7. Ierland-Italië: Reistijd dierentuin, ov versus auto
De reistijdratio - reistijd van het ov gedeeld door die van de auto op een bepaalde rit - geeft informatie over hoe efficiënt het ov is. Onderzoekers uit Ierland en Italië hebben de reistijdratio voor een ritje naar de plaatselijke dierentuinen van 21 Europese steden onderzocht. Ze kozen hiervoor random vertrekpunten op een netwerkafstand van acht kilometer en berekenden de tijdsduur en de afstand van de rit met ov en met de auto met Google Maps.

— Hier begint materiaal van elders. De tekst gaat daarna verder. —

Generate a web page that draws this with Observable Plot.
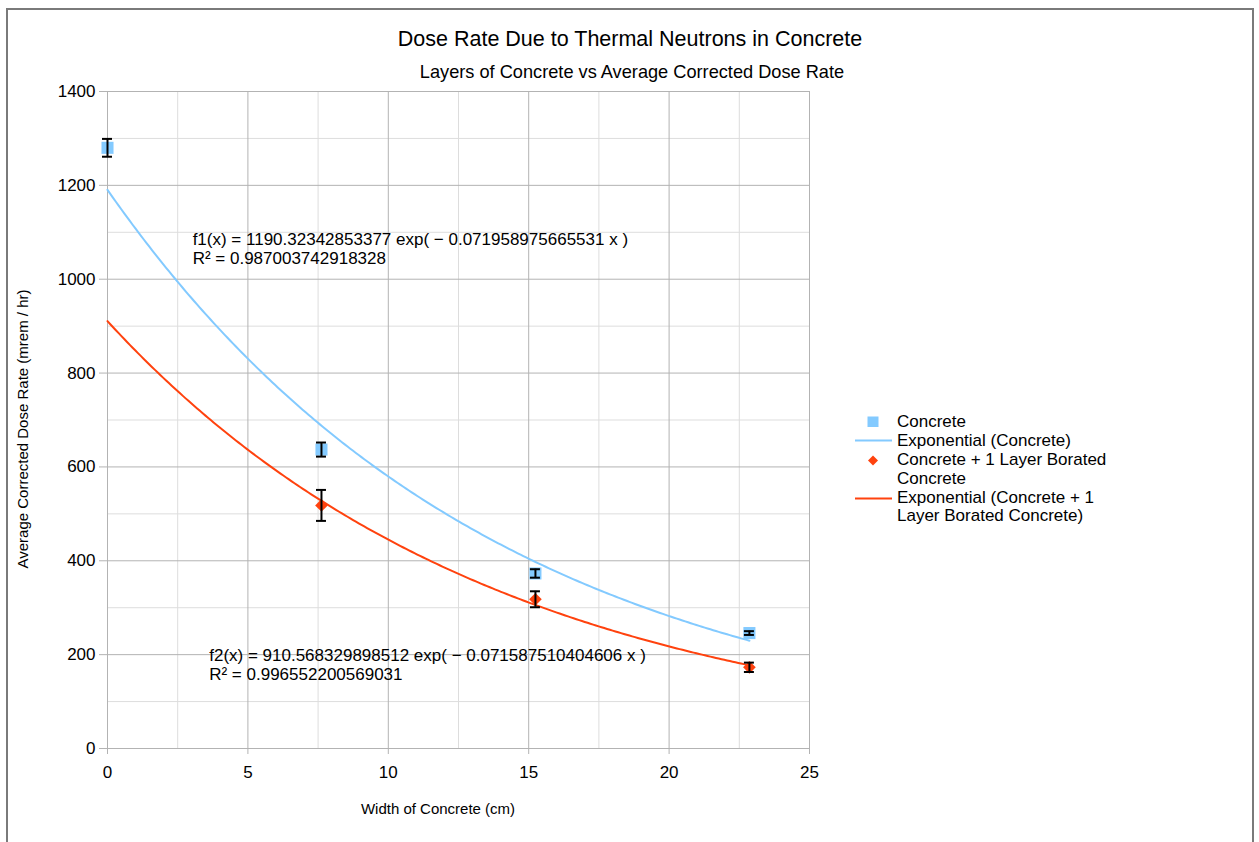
<!DOCTYPE html>
<html>
<head>
<meta charset="utf-8">
<script src="https://cdn.jsdelivr.net/npm/d3@7"></script>
<script src="https://cdn.jsdelivr.net/npm/@observablehq/plot@0.6"></script>
<style>
html, body { margin: 0; padding: 0; background: #fff; }
#wrap { position: relative; width: 1259px; height: 842px; overflow: hidden; font-family: "Liberation Sans", Arial, sans-serif; }
#wrap svg { position: absolute; left: 0; top: 0; background: transparent; }
#frame { position: absolute; left: 6px; top: 8px; width: 1248px; height: 900px; border: 2px solid #7a7a7a; box-sizing: border-box; pointer-events: none; }
</style>
</head>
<body>
<div id="wrap"><div id="frame"></div></div>
<script>
// ---- data ----
const concreteWidths = [0, 7.62, 15.24, 22.86];
const concreteRate = [1280, 637, 373, 246];
const concreteErr = [19, 15, 9, 4];

const boratedWidths = [7.62, 15.24, 22.86];
const boratedRate = [518, 318, 173];
const boratedErr = [33, 17, 10];

// fitted trendlines as printed on the chart
const fit1 = {a: 1190.32342853377, b: -0.071958975665531};
const fit2 = {a: 910.568329898512, b: -0.071587510404606};
const trendRange = [0, 22.86];

const xTicks = [0, 5, 10, 15, 20, 25];
const xMinor = [2.5, 7.5, 12.5, 17.5, 22.5];
const yTicks = [0, 200, 400, 600, 800, 1000, 1200, 1400];
const yMinor = [100, 300, 500, 700, 900, 1100, 1300];

const titleText = "Dose Rate Due to Thermal Neutrons in Concrete";
const subtitleText = "Layers of Concrete vs Average Corrected Dose Rate";
const xLabel = "Width of Concrete (cm)";
const yLabel = "Average Corrected Dose Rate (mrem / hr)";
const eq1 = ["f1(x) = 1190.32342853377 exp( \u2212 0.071958975665531 x )", "R\u00b2 = 0.987003742918328"];
const eq2 = ["f2(x) = 910.568329898512 exp( \u2212 0.071587510404606 x )", "R\u00b2 = 0.996552200569031"];
const legendLabels = ["Concrete", "Exponential (Concrete)", "Concrete + 1 Layer Borated", "Concrete", "Exponential (Concrete + 1", "Layer Borated Concrete)"];

const blue = "#83caff";
const red = "#ff420e";

// ---- tables ----
const concrete = concreteWidths.map((x, i) => ({x, y: concreteRate[i], e: concreteErr[i]}));
const borated = boratedWidths.map((x, i) => ({x, y: boratedRate[i], e: boratedErr[i]}));
const steps = 230;
const trend = [];
for (let i = 0; i <= steps; i++) {
  const x = trendRange[0] + (trendRange[1] - trendRange[0]) * i / steps;
  trend.push({x, y: fit1.a * Math.exp(fit1.b * x), s: "c"});
  trend.push({x, y: fit2.a * Math.exp(fit2.b * x), s: "b"});
}

const font = '"Liberation Sans", Arial, sans-serif';

const errMarks = (data) => [
  Plot.ruleX(data, {x: "x", y1: d => d.y - d.e, y2: d => d.y + d.e, stroke: "#000", strokeWidth: 2}),
  Plot.ruleY(data, {y: d => d.y - d.e, x1: "x", x2: "x", insetLeft: -5, insetRight: -5, stroke: "#000", strokeWidth: 2}),
  Plot.ruleY(data, {y: d => d.y + d.e, x1: "x", x2: "x", insetLeft: -5, insetRight: -5, stroke: "#000", strokeWidth: 2})
];

const plot = Plot.plot({
  width: 1259,
  height: 842,
  marginLeft: 107,
  marginRight: 450,
  marginTop: 91,
  marginBottom: 94,
  style: {fontFamily: font, background: "transparent", overflow: "visible"},
  x: {domain: [0, 25]},
  y: {domain: [0, 1400]},
  marks: [
    Plot.ruleY(yMinor, {stroke: "#dddddd"}),
    Plot.ruleX(xMinor, {stroke: "#dddddd"}),
    Plot.ruleY(yTicks, {stroke: "#b3b3b3"}),
    Plot.ruleX(xTicks, {stroke: "#b3b3b3"}),
    Plot.axisY({ticks: yTicks, tickFormat: d => String(d), tickSize: 8, tickPadding: 4, stroke: "#b3b3b3", color: "#000", fontSize: 17, label: null}),
    Plot.axisX({ticks: xTicks, tickFormat: d => String(d), tickSize: 6, tickPadding: 11, stroke: "#b3b3b3", color: "#000", fontSize: 17, label: null}),
    Plot.dot(concrete, {x: "x", y: "y", symbol: "square", r: 6.8, fill: blue, stroke: null}),
    Plot.dot(borated, {x: "x", y: "y", symbol: "diamond2", r: 5.7, fill: red, stroke: null}),
    Plot.line(trend.filter(d => d.s === "c"), {x: "x", y: "y", stroke: blue, strokeWidth: 2}),
    Plot.line(trend.filter(d => d.s === "b"), {x: "x", y: "y", stroke: red, strokeWidth: 2}),
    ...errMarks(concrete),
    ...errMarks(borated)
  ]
});

document.getElementById("wrap").insertBefore(plot, document.getElementById("frame"));

const svg = d3.select(plot);
const sx = plot.scale("x");
const sy = plot.scale("y");
const g = svg.append("g").attr("font-family", font).attr("fill", "#000").attr("text-anchor", "start");

// titles
g.append("text").attr("x", 630).attr("y", 46).attr("text-anchor", "middle").attr("font-size", 21.5).text(titleText);
g.append("text").attr("x", 632).attr("y", 78).attr("text-anchor", "middle").attr("font-size", 18.2).text(subtitleText);
// axis titles
g.append("text").attr("x", 438).attr("y", 814).attr("text-anchor", "middle").attr("font-size", 15).text(xLabel);
g.append("text").attr("transform", "translate(28,429) rotate(-90)").attr("text-anchor", "middle").attr("font-size", 15).text(yLabel);

// equations (placed at data positions next to the curves)
const eqPos = [[3.05, 1071], [3.64, 185]];
[eq1, eq2].forEach((lines, k) => {
  const px = sx.apply(eqPos[k][0]);
  const py = sy.apply(eqPos[k][1]);
  lines.forEach((t, j) => {
    g.append("text").attr("x", px).attr("y", py + j * 18.8).attr("text-anchor", "start").attr("font-size", 17).text(t);
  });
});

// legend
const lg = g.append("g");
const lx = 873, tx = 897;
const base = [427, 446, 465, 484, 502.5, 521];
lg.append("rect").attr("x", lx - 5.5).attr("y", 416.5).attr("width", 11).attr("height", 10.5).attr("fill", blue);
lg.append("line").attr("x1", 855).attr("x2", 892).attr("y1", 440.5).attr("y2", 440.5).attr("stroke", blue).attr("stroke-width", 2);
lg.append("path").attr("d", `M${lx},455.5 L${lx + 5},460.5 L${lx},465.5 L${lx - 5},460.5 Z`).attr("fill", red);
lg.append("line").attr("x1", 855).attr("x2", 892).attr("y1", 498.5).attr("y2", 498.5).attr("stroke", red).attr("stroke-width", 2);
legendLabels.forEach((t, i) => {
  lg.append("text").attr("x", tx).attr("y", base[i]).attr("text-anchor", "start").attr("font-size", 17).text(t);
});
</script>
</body>
</html>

De gemiddelde reistijdratio was 2,61 en varieerde tussen de 0,98 en 5,82. Madrid had de laagste reistijdratio, maar dit kwam vooral door een bovengemiddeld lange autoreistijd voor de af te leggen afstand. Londen kwam op een tweede plaats, Athene op een derde. Amsterdam was elfde van de 21 Europese hoofdsteden in het onderzoek en Lissabon laatste. Steden met een lage reistijdratio hadden een groter aantal inwoners, een grotere bevolkingsdichtheid, een hoger percentage werkende mensen, een meer stedelijke inrichting en meer geregistreerde auto’s. Om een verschuiving naar openbaar vervoer te ondersteunen raden de onderzoekers aan om de reistijdratio mee te nemen in het ontwerp van openbaar vervoer en auto-infrastructuur in een stad.

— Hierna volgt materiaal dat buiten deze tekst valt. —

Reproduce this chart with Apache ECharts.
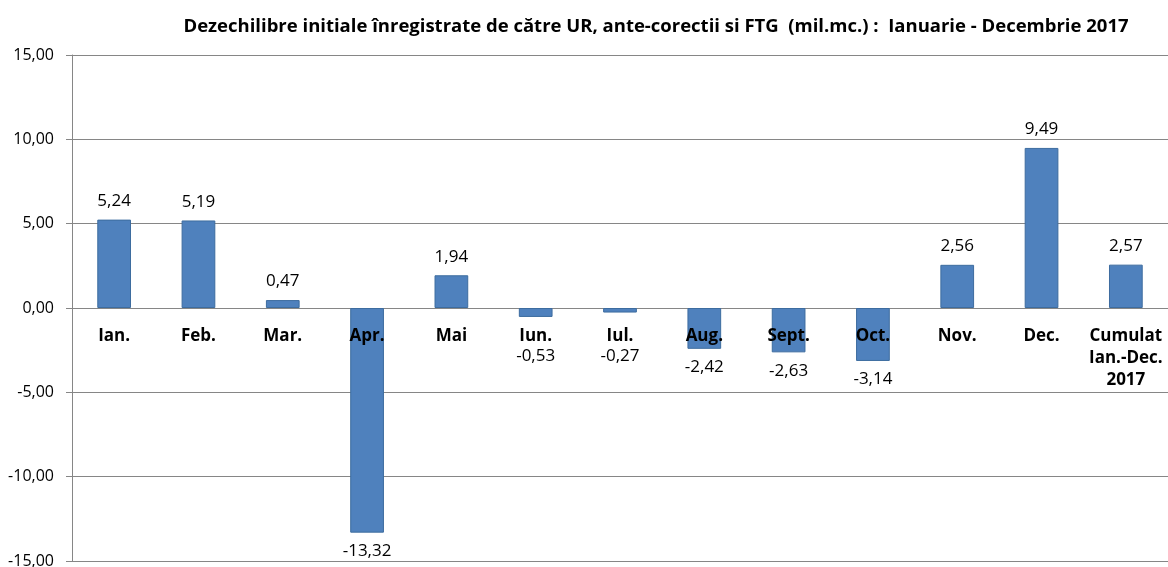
<!DOCTYPE html>
<html>
<head>
<meta charset="utf-8">
<script src="https://cdn.jsdelivr.net/npm/echarts@6/dist/echarts.min.js"></script>
<style>html,body{margin:0;padding:0;background:#fff}#c{width:1168px;height:567px}</style>
</head>
<body>
<div id="c"></div>
<script>
const titleText = 'Dezechilibre initiale înregistrate de către UR, ante-corectii si FTG  (mil.mc.) :  Ianuarie - Decembrie 2017';
const categories = ['Ian.', 'Feb.', 'Mar.', 'Apr.', 'Mai', 'Iun.', 'Iul.', 'Aug.', 'Sept.', 'Oct.', 'Nov.', 'Dec.', 'Cumulat\nIan.-Dec.\n2017'];
const values = [5.24, 5.19, 0.47, -13.32, 1.94, -0.53, -0.27, -2.42, -2.63, -3.14, 2.56, 9.49, 2.57];
const yMin = -15, yMax = 15, yStep = 5;

const fmt = v => v.toFixed(2).replace('.', ',');
const FONT = 'Open Sans';

const chart = echarts.init(document.getElementById('c'));
chart.setOption({
  animation: false,
  backgroundColor: '#fff',
  title: {
    text: titleText,
    left: 651, top: 12, textAlign: 'center',
    textStyle: {fontFamily: FONT, fontWeight: 'bold', fontSize: 18.5, color: '#000'}
  },
  grid: {left: 72, right: 0, top: 55, bottom: 6, containLabel: false, outerBoundsMode: 'none'},
  xAxis: {
    type: 'category',
    data: categories,
    position: 'bottom',
    offset: 0,
    z: 5,
    axisLine: {show: false, onZero: false},
    axisTick: {show: false},
    axisLabel: {
      show: true, interval: 0, margin: 17, fontFamily: FONT, fontWeight: 'bold', fontSize: 17,
      color: '#000', lineHeight: 22, verticalAlign: 'top', hideOverlap: false
    }
  },
  yAxis: {
    type: 'value', min: yMin, max: yMax, interval: yStep,
    axisLine: {show: true, lineStyle: {color: '#868686'}},
    axisTick: {show: true, length: 6, lineStyle: {color: '#868686'}},
    splitLine: {show: true, lineStyle: {color: '#868686', width: 1}},
    axisLabel: {formatter: fmt, fontFamily: FONT, fontSize: 16, color: '#000', margin: 18}
  },
  series: [{
    type: 'bar',
    data: values,
    barWidth: '40%',
    itemStyle: {color: '#4F81BD', borderColor: '#3D6C9F', borderWidth: 1},
    label: {
      show: true, position: 'top', distance: 10,
      formatter: p => fmt(p.value),
      fontFamily: FONT, fontSize: 17, color: '#000'
    },
    labelLayout: function (p) {
      if (values[p.dataIndex] >= 0) return {};
      const r = p.rect;
      const bottom = r.y + r.height;
      const top = Math.max(bottom + 10, r.y + 40);
      return {x: r.x + r.width / 2, y: top, align: 'center', verticalAlign: 'top'};
    }
  }]
});
// move the category axis up to the zero line, using the library's own value scale
const zeroY = chart.convertToPixel({yAxisIndex: 0}, 0);
const minY = chart.convertToPixel({yAxisIndex: 0}, yMin);
chart.setOption({xAxis: {offset: -(minY - zeroY)}});
</script>
</body>
</html>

Selectie uit zes journalsVoor deze serie wordt een selectie gemaakt uit artikelen gepubliceerd in recente uitgaven van de wetenschappelijke journals Transportation Research A, Transport Policy, Transport Geography, Transport Reviews, Transportation Research Interdisciplinary Perspectives en European Transport Research Review. Links naar de artikelen staan op www.verkeerskunde.nl/vakkennis. Sommige artikelen zijn niet open access. Ze zijn wel in te zien of te downloaden op de locaties van de meeste universiteitsbibliotheken.